[START OF Collected data]

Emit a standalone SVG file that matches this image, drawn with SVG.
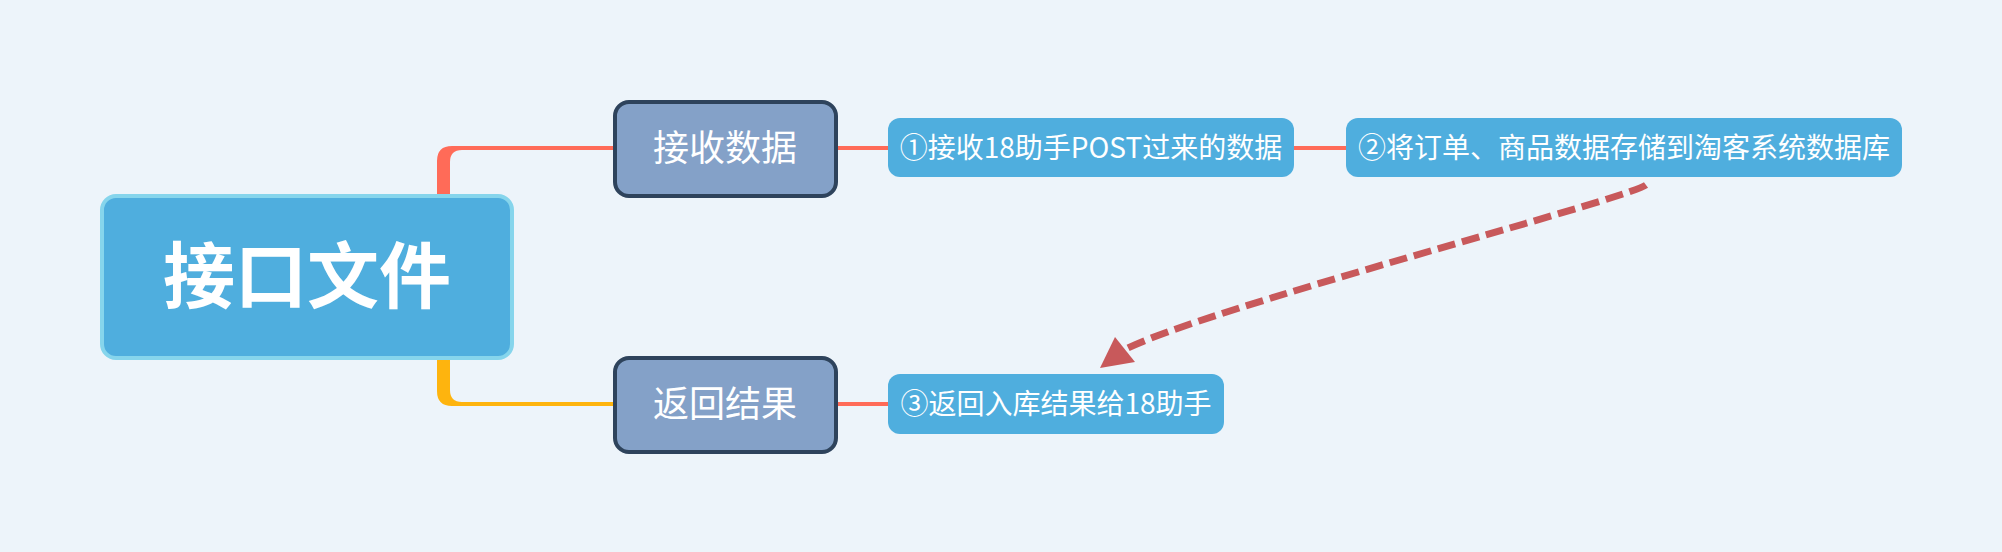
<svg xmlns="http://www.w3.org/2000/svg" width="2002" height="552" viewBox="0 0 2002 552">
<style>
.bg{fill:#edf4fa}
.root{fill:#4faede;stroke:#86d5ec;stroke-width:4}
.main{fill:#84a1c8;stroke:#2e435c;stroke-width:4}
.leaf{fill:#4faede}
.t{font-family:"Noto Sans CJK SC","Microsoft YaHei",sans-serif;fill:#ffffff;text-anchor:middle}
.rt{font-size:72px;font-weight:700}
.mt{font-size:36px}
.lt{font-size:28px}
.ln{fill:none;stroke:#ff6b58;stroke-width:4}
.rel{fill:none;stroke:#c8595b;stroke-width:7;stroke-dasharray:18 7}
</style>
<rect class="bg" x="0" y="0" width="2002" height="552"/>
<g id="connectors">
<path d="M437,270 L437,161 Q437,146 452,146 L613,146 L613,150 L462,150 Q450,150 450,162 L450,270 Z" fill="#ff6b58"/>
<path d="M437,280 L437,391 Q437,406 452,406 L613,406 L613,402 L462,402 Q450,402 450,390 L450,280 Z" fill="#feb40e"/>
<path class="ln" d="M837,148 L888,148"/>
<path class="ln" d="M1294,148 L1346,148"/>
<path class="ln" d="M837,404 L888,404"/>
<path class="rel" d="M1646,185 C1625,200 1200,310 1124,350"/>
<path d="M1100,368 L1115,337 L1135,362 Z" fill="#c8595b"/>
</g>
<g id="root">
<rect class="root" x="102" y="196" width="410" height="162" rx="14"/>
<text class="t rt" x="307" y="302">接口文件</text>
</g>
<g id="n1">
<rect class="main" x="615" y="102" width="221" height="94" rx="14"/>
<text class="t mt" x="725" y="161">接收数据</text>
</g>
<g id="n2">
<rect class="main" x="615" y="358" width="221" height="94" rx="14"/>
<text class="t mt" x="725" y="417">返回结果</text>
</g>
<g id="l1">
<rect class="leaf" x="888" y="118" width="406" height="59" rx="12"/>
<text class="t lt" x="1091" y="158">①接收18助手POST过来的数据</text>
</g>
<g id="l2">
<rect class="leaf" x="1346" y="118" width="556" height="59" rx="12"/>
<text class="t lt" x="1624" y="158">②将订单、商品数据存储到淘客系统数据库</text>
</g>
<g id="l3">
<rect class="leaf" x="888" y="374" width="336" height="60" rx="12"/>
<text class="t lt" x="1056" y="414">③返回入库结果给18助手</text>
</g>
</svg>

[END OF Collected data]

§ **What you should do**: Reproduce every line exactly and omit all pictures.

§ **Response**:
Emit a standalone SVG file that matches this image, drawn with SVG.
<svg xmlns="http://www.w3.org/2000/svg" width="2002" height="552" viewBox="0 0 2002 552">
<style>
.bg{fill:#edf4fa}
.root{fill:#4faede;stroke:#86d5ec;stroke-width:4}
.main{fill:#84a1c8;stroke:#2e435c;stroke-width:4}
.leaf{fill:#4faede}
.t{font-family:"Noto Sans CJK SC","Microsoft YaHei",sans-serif;fill:#ffffff;text-anchor:middle}
.rt{font-size:72px;font-weight:700}
.mt{font-size:36px}
.lt{font-size:28px}
.ln{fill:none;stroke:#ff6b58;stroke-width:4}
.rel{fill:none;stroke:#c8595b;stroke-width:7;stroke-dasharray:18 7}
</style>
<rect class="bg" x="0" y="0" width="2002" height="552"/>
<g id="connectors">
<path d="M437,270 L437,161 Q437,146 452,146 L613,146 L613,150 L462,150 Q450,150 450,162 L450,270 Z" fill="#ff6b58"/>
<path d="M437,280 L437,391 Q437,406 452,406 L613,406 L613,402 L462,402 Q450,402 450,390 L450,280 Z" fill="#feb40e"/>
<path class="ln" d="M837,148 L888,148"/>
<path class="ln" d="M1294,148 L1346,148"/>
<path class="ln" d="M837,404 L888,404"/>
<path class="rel" d="M1646,185 C1625,200 1200,310 1124,350"/>
<path d="M1100,368 L1115,337 L1135,362 Z" fill="#c8595b"/>
</g>
<g id="root">
<rect class="root" x="102" y="196" width="410" height="162" rx="14"/>
<text class="t rt" x="307" y="302">接口文件</text>
</g>
<g id="n1">
<rect class="main" x="615" y="102" width="221" height="94" rx="14"/>
<text class="t mt" x="725" y="161">接收数据</text>
</g>
<g id="n2">
<rect class="main" x="615" y="358" width="221" height="94" rx="14"/>
<text class="t mt" x="725" y="417">返回结果</text>
</g>
<g id="l1">
<rect class="leaf" x="888" y="118" width="406" height="59" rx="12"/>
<text class="t lt" x="1091" y="158">①接收18助手POST过来的数据</text>
</g>
<g id="l2">
<rect class="leaf" x="1346" y="118" width="556" height="59" rx="12"/>
<text class="t lt" x="1624" y="158">②将订单、商品数据存储到淘客系统数据库</text>
</g>
<g id="l3">
<rect class="leaf" x="888" y="374" width="336" height="60" rx="12"/>
<text class="t lt" x="1056" y="414">③返回入库结果给18助手</text>
</g>
</svg>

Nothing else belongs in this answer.